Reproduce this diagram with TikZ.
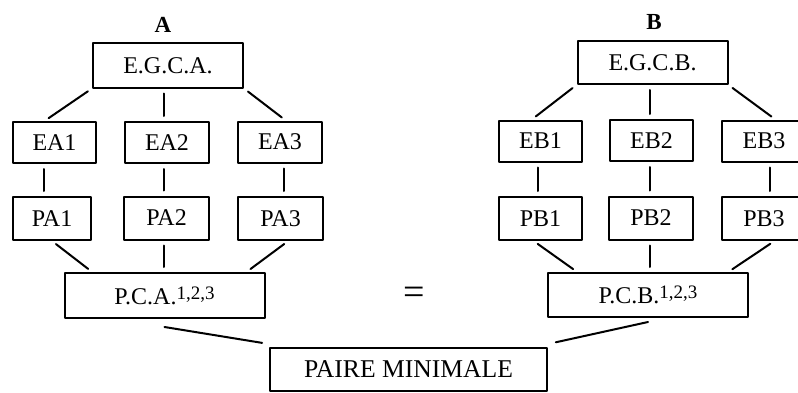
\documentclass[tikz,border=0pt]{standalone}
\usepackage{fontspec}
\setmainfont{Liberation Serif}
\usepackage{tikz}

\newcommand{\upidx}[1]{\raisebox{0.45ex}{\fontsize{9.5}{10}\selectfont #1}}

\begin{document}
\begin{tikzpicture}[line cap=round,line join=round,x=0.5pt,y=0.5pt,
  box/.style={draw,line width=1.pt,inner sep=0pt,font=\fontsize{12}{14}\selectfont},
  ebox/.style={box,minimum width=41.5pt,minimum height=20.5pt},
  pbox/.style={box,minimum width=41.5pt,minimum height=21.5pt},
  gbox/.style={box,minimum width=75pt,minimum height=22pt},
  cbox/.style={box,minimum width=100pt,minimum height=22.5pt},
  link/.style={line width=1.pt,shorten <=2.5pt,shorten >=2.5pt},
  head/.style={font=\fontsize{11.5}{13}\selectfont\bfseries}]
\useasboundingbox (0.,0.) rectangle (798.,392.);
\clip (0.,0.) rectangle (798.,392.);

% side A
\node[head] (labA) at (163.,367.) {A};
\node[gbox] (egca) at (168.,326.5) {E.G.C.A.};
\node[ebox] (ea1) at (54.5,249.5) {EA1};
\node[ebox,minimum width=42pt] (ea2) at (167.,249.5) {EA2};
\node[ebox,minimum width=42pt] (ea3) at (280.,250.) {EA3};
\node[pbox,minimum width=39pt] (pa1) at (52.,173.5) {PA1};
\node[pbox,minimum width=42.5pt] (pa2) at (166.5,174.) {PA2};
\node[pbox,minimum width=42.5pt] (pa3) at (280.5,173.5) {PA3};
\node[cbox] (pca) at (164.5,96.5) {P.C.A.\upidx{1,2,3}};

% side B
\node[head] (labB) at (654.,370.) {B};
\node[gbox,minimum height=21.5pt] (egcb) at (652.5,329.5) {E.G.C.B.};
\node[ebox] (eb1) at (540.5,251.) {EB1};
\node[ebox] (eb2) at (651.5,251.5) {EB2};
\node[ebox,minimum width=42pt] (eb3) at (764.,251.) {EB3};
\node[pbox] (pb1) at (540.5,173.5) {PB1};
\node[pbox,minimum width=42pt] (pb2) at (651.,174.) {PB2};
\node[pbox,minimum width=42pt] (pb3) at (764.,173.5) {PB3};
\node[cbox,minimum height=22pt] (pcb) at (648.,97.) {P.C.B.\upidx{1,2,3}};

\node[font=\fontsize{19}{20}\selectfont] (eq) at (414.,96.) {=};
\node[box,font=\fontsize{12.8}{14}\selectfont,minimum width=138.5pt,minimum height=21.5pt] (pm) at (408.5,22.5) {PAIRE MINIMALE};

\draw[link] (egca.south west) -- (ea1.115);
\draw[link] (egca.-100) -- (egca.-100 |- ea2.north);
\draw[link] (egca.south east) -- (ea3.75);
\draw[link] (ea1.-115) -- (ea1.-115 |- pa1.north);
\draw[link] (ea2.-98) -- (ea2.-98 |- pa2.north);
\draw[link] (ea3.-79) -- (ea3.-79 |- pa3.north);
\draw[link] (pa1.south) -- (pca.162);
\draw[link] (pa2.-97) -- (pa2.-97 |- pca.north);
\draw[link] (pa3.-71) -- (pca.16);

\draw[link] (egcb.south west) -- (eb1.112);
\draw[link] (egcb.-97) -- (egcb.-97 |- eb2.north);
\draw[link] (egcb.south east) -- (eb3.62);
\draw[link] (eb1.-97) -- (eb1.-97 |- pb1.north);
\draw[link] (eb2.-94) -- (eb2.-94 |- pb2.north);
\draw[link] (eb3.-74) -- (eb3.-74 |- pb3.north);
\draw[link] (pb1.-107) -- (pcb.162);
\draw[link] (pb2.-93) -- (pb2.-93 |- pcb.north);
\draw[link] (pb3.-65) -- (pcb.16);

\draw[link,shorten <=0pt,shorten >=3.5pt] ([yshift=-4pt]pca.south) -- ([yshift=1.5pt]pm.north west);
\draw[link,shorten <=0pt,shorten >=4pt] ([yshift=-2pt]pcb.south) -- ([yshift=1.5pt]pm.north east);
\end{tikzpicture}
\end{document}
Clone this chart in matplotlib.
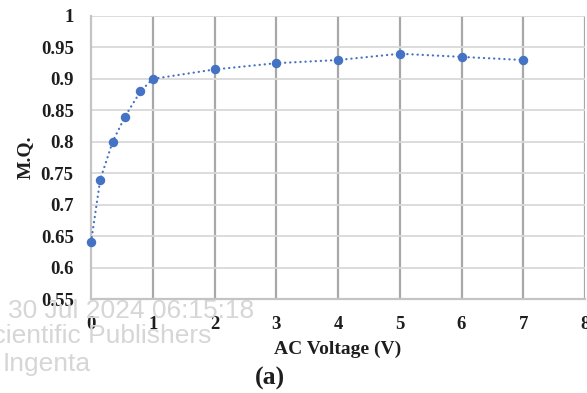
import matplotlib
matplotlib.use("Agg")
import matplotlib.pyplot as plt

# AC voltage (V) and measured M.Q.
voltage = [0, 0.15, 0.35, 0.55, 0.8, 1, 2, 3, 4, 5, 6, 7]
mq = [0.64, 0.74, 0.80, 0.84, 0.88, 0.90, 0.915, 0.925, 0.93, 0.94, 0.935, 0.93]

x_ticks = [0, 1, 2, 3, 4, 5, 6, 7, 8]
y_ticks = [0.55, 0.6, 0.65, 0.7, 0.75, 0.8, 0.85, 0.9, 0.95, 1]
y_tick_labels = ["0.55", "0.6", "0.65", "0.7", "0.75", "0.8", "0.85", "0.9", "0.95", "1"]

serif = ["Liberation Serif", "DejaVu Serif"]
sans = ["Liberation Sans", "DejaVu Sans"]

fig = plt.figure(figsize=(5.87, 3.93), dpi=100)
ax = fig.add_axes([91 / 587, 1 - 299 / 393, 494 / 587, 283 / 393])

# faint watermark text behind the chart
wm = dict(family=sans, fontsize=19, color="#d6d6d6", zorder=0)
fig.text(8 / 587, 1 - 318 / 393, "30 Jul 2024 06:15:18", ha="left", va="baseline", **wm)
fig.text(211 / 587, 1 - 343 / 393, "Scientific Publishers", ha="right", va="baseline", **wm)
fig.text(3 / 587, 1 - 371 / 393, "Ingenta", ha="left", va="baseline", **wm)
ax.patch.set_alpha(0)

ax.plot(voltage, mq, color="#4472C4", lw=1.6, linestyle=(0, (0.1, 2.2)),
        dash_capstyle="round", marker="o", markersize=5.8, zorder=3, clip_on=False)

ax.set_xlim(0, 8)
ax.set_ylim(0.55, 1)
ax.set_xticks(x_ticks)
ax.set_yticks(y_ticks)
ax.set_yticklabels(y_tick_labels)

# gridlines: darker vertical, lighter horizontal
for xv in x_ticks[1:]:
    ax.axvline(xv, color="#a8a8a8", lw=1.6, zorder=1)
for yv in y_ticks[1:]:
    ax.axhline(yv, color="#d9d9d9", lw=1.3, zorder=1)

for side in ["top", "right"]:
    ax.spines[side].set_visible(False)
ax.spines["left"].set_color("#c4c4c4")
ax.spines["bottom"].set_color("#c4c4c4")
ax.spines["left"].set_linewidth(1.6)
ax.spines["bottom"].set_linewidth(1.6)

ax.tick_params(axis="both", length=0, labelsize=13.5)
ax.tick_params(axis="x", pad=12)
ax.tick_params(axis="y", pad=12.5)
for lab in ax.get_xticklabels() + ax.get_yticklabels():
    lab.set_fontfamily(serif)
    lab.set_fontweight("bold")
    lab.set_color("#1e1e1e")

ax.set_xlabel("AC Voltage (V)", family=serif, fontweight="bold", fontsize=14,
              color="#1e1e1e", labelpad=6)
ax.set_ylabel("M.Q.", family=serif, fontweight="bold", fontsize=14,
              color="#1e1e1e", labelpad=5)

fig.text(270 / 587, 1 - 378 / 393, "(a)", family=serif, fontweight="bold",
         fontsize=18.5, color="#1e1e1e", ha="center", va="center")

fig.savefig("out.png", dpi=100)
* * * * *
▶ What the task requires: Leave out the pictures and copy the rest of the material above exactly.

▶ Full response:
Reproduce this diagram with TikZ.
\documentclass[tikz,border=0pt]{standalone}
\usepackage{fontspec}
\setmainfont{Liberation Serif}
\usepackage{tikz}

\newcommand{\upidx}[1]{\raisebox{0.45ex}{\fontsize{9.5}{10}\selectfont #1}}

\begin{document}
\begin{tikzpicture}[line cap=round,line join=round,x=0.5pt,y=0.5pt,
  box/.style={draw,line width=1.pt,inner sep=0pt,font=\fontsize{12}{14}\selectfont},
  ebox/.style={box,minimum width=41.5pt,minimum height=20.5pt},
  pbox/.style={box,minimum width=41.5pt,minimum height=21.5pt},
  gbox/.style={box,minimum width=75pt,minimum height=22pt},
  cbox/.style={box,minimum width=100pt,minimum height=22.5pt},
  link/.style={line width=1.pt,shorten <=2.5pt,shorten >=2.5pt},
  head/.style={font=\fontsize{11.5}{13}\selectfont\bfseries}]
\useasboundingbox (0.,0.) rectangle (798.,392.);
\clip (0.,0.) rectangle (798.,392.);

% side A
\node[head] (labA) at (163.,367.) {A};
\node[gbox] (egca) at (168.,326.5) {E.G.C.A.};
\node[ebox] (ea1) at (54.5,249.5) {EA1};
\node[ebox,minimum width=42pt] (ea2) at (167.,249.5) {EA2};
\node[ebox,minimum width=42pt] (ea3) at (280.,250.) {EA3};
\node[pbox,minimum width=39pt] (pa1) at (52.,173.5) {PA1};
\node[pbox,minimum width=42.5pt] (pa2) at (166.5,174.) {PA2};
\node[pbox,minimum width=42.5pt] (pa3) at (280.5,173.5) {PA3};
\node[cbox] (pca) at (164.5,96.5) {P.C.A.\upidx{1,2,3}};

% side B
\node[head] (labB) at (654.,370.) {B};
\node[gbox,minimum height=21.5pt] (egcb) at (652.5,329.5) {E.G.C.B.};
\node[ebox] (eb1) at (540.5,251.) {EB1};
\node[ebox] (eb2) at (651.5,251.5) {EB2};
\node[ebox,minimum width=42pt] (eb3) at (764.,251.) {EB3};
\node[pbox] (pb1) at (540.5,173.5) {PB1};
\node[pbox,minimum width=42pt] (pb2) at (651.,174.) {PB2};
\node[pbox,minimum width=42pt] (pb3) at (764.,173.5) {PB3};
\node[cbox,minimum height=22pt] (pcb) at (648.,97.) {P.C.B.\upidx{1,2,3}};

\node[font=\fontsize{19}{20}\selectfont] (eq) at (414.,96.) {=};
\node[box,font=\fontsize{12.8}{14}\selectfont,minimum width=138.5pt,minimum height=21.5pt] (pm) at (408.5,22.5) {PAIRE MINIMALE};

\draw[link] (egca.south west) -- (ea1.115);
\draw[link] (egca.-100) -- (egca.-100 |- ea2.north);
\draw[link] (egca.south east) -- (ea3.75);
\draw[link] (ea1.-115) -- (ea1.-115 |- pa1.north);
\draw[link] (ea2.-98) -- (ea2.-98 |- pa2.north);
\draw[link] (ea3.-79) -- (ea3.-79 |- pa3.north);
\draw[link] (pa1.south) -- (pca.162);
\draw[link] (pa2.-97) -- (pa2.-97 |- pca.north);
\draw[link] (pa3.-71) -- (pca.16);

\draw[link] (egcb.south west) -- (eb1.112);
\draw[link] (egcb.-97) -- (egcb.-97 |- eb2.north);
\draw[link] (egcb.south east) -- (eb3.62);
\draw[link] (eb1.-97) -- (eb1.-97 |- pb1.north);
\draw[link] (eb2.-94) -- (eb2.-94 |- pb2.north);
\draw[link] (eb3.-74) -- (eb3.-74 |- pb3.north);
\draw[link] (pb1.-107) -- (pcb.162);
\draw[link] (pb2.-93) -- (pb2.-93 |- pcb.north);
\draw[link] (pb3.-65) -- (pcb.16);

\draw[link,shorten <=0pt,shorten >=3.5pt] ([yshift=-4pt]pca.south) -- ([yshift=1.5pt]pm.north west);
\draw[link,shorten <=0pt,shorten >=4pt] ([yshift=-2pt]pcb.south) -- ([yshift=1.5pt]pm.north east);
\end{tikzpicture}
\end{document}
Clone this chart in matplotlib.
import matplotlib
matplotlib.use("Agg")
import matplotlib.pyplot as plt

# AC voltage (V) and measured M.Q.
voltage = [0, 0.15, 0.35, 0.55, 0.8, 1, 2, 3, 4, 5, 6, 7]
mq = [0.64, 0.74, 0.80, 0.84, 0.88, 0.90, 0.915, 0.925, 0.93, 0.94, 0.935, 0.93]

x_ticks = [0, 1, 2, 3, 4, 5, 6, 7, 8]
y_ticks = [0.55, 0.6, 0.65, 0.7, 0.75, 0.8, 0.85, 0.9, 0.95, 1]
y_tick_labels = ["0.55", "0.6", "0.65", "0.7", "0.75", "0.8", "0.85", "0.9", "0.95", "1"]

serif = ["Liberation Serif", "DejaVu Serif"]
sans = ["Liberation Sans", "DejaVu Sans"]

fig = plt.figure(figsize=(5.87, 3.93), dpi=100)
ax = fig.add_axes([91 / 587, 1 - 299 / 393, 494 / 587, 283 / 393])

# faint watermark text behind the chart
wm = dict(family=sans, fontsize=19, color="#d6d6d6", zorder=0)
fig.text(8 / 587, 1 - 318 / 393, "30 Jul 2024 06:15:18", ha="left", va="baseline", **wm)
fig.text(211 / 587, 1 - 343 / 393, "Scientific Publishers", ha="right", va="baseline", **wm)
fig.text(3 / 587, 1 - 371 / 393, "Ingenta", ha="left", va="baseline", **wm)
ax.patch.set_alpha(0)

ax.plot(voltage, mq, color="#4472C4", lw=1.6, linestyle=(0, (0.1, 2.2)),
        dash_capstyle="round", marker="o", markersize=5.8, zorder=3, clip_on=False)

ax.set_xlim(0, 8)
ax.set_ylim(0.55, 1)
ax.set_xticks(x_ticks)
ax.set_yticks(y_ticks)
ax.set_yticklabels(y_tick_labels)

# gridlines: darker vertical, lighter horizontal
for xv in x_ticks[1:]:
    ax.axvline(xv, color="#a8a8a8", lw=1.6, zorder=1)
for yv in y_ticks[1:]:
    ax.axhline(yv, color="#d9d9d9", lw=1.3, zorder=1)

for side in ["top", "right"]:
    ax.spines[side].set_visible(False)
ax.spines["left"].set_color("#c4c4c4")
ax.spines["bottom"].set_color("#c4c4c4")
ax.spines["left"].set_linewidth(1.6)
ax.spines["bottom"].set_linewidth(1.6)

ax.tick_params(axis="both", length=0, labelsize=13.5)
ax.tick_params(axis="x", pad=12)
ax.tick_params(axis="y", pad=12.5)
for lab in ax.get_xticklabels() + ax.get_yticklabels():
    lab.set_fontfamily(serif)
    lab.set_fontweight("bold")
    lab.set_color("#1e1e1e")

ax.set_xlabel("AC Voltage (V)", family=serif, fontweight="bold", fontsize=14,
              color="#1e1e1e", labelpad=6)
ax.set_ylabel("M.Q.", family=serif, fontweight="bold", fontsize=14,
              color="#1e1e1e", labelpad=5)

fig.text(270 / 587, 1 - 378 / 393, "(a)", family=serif, fontweight="bold",
         fontsize=18.5, color="#1e1e1e", ha="center", va="center")

fig.savefig("out.png", dpi=100)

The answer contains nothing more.